L’Ocse boccia Renzi sul lavoro. Solo la Grecia fa peggio

La cura Renzi contro la disoccupazione continua a mostrare tutta la sua debolezza. La certificazione questa volta viene dall’Ocse. Nel 2015 il tasso di occupazione nella popolazione tra i 15 e i 24 anni nel nostro Paese si attesta al 17,3%, in miglioramento rispetto al 17,2% del 2014 ma in netto peggioramento rispetto al 24,5% del 2007. Gran parte dei nuovi posti però sono precari. La disoccupazione giovanile (15-24 anni) in Italia nel 2015 si attesta al 40,3%: 2,4 punti in meno rispetto al 2014 (42,7%) e ben 19,9 punti in più rispetto al 2007 (20,4%).
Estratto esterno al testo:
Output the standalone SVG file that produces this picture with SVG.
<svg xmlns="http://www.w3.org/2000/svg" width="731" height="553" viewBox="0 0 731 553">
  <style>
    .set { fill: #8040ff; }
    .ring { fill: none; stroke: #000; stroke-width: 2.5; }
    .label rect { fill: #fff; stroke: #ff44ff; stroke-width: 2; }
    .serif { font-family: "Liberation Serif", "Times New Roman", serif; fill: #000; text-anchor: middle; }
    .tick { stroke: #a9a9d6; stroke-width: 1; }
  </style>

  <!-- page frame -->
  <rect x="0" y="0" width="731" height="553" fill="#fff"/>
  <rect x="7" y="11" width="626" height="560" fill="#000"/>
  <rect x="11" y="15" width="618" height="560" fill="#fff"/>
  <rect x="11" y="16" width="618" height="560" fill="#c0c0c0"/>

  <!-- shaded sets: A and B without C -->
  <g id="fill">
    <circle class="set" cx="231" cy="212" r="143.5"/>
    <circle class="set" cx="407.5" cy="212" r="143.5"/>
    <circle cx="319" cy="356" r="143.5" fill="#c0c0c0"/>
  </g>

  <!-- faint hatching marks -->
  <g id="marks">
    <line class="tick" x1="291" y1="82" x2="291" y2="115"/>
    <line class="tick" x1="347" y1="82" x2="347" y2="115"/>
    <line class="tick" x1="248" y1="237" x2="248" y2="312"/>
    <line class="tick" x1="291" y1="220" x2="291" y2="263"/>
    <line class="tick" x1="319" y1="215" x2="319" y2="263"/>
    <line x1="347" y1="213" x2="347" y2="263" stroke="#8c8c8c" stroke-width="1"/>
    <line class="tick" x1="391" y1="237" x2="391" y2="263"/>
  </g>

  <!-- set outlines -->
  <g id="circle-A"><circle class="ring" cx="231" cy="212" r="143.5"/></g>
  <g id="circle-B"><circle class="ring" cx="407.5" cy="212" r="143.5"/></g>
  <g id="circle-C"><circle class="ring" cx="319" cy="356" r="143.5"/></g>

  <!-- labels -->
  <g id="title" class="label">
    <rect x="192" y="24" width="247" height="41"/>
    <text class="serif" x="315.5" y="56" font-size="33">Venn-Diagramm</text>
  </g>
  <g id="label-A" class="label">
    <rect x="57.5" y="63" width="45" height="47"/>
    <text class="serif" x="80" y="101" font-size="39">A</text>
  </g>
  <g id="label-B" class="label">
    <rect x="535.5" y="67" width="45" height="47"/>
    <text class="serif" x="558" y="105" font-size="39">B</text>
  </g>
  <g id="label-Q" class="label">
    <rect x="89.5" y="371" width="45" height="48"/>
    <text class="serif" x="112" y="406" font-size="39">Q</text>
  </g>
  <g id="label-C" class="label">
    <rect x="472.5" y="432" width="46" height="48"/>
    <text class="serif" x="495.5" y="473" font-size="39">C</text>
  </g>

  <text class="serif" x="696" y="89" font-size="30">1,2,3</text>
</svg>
Solo la Grecia in questa classifica fa peggio dell’Italia. Nel 2015, infatti, il tasso di occupazione dei 15-24 anni si attesta al 13% (13,3% nel 2014 e 24% nel 2007). La Spagna, invece, si classifica davanti all’Italia con nel 2015 un tasso di occupazione giovanile al 20% (18,5% nel 2014 e 43% nel 2007). I disoccupati di lunga durata, cioè le persone in cerca d’impiego da più di un anno, in Italia sono il 58,7% del totale dei disoccupati, una quota tra le più elevate tra i paesi Ocse, pur se inferiore di 3,5 punti percentuali al picco raggiunto nel 2014. La piaga più preoccupante nel mercato del lavoro è quella dei «Neet» ovvero i giovani che non lavorano, né studiano né sono in formazione. «Sono la categoria più a rischio tra la popolazione, in particolare se non hanno terminato gli studi superiori. Favorire l’ingresso dei giovani in difficoltà nel mercato del lavoro e migliorarne le opportunità di carriera è quindi di fondamentale importanza».

Più di un giovane su 4 tra i 15 e i 29 anni è un Neet, un terzo da più di un anno: l’aumento del 44% nel tasso di Neet in Italia durante la crisi, rileva l’Ocse, «è stato determinato soprattutto da un aumento dei disoccupati». Tuttavia in Italia più di metà dei Neet «sono inattivi e quindi a rischio di esclusione duratura dal mercato del lavoro». Fra i paesi Ocse i giovani senza diploma superiore «hanno generalmente maggiori probabilità di essere Neet, ma in Italia più della media Ocse (10% rispetto al 6%)». Per quanto riguarda le retribuzioni, secondo l’Ocse «non è certo che i lavoratori possano un giorno recuperare i guadagni potenziali di salari persi dal 2007 soprattutto se la crescita della produttività del lavoro resta debole». Il ritorno ad un progressione sostenuta dei salari, sottolinea l’organizzazione internazionale, «dipenderà in gran parte della capacità dell’economia mondiale di uscire dalla spirale attuale di debole crescita, di investimenti limitati, di miglioramento della produttività e degli scambi internazionali». Proprio per questo «serve una utilizzazione più ambiziosa della politica di bilancio e delle riforme strutturali aggiuntive». Le politiche sul mercato del lavoro «dovranno partecipazione a questo sforzo più ampio, conciliando sia il bisogno a breve termine di un miglioramento economico sia il bisogno nel lungo termine di sostenere un ritorno alla crescita più forte e inclusivo». L’Ocse rileva che lo stress al lavoro colpisce numerose persone. Spesso i lavoratori il cui posto di lavoro è stato soppresso durante la recessione nel settore manifatturiero e delle costruzioni hanno scoperto che le loro qualificazioni e la loro esperienza non permetteva loro di accedere a lavori meglio retribuiti nel settore dei servizi.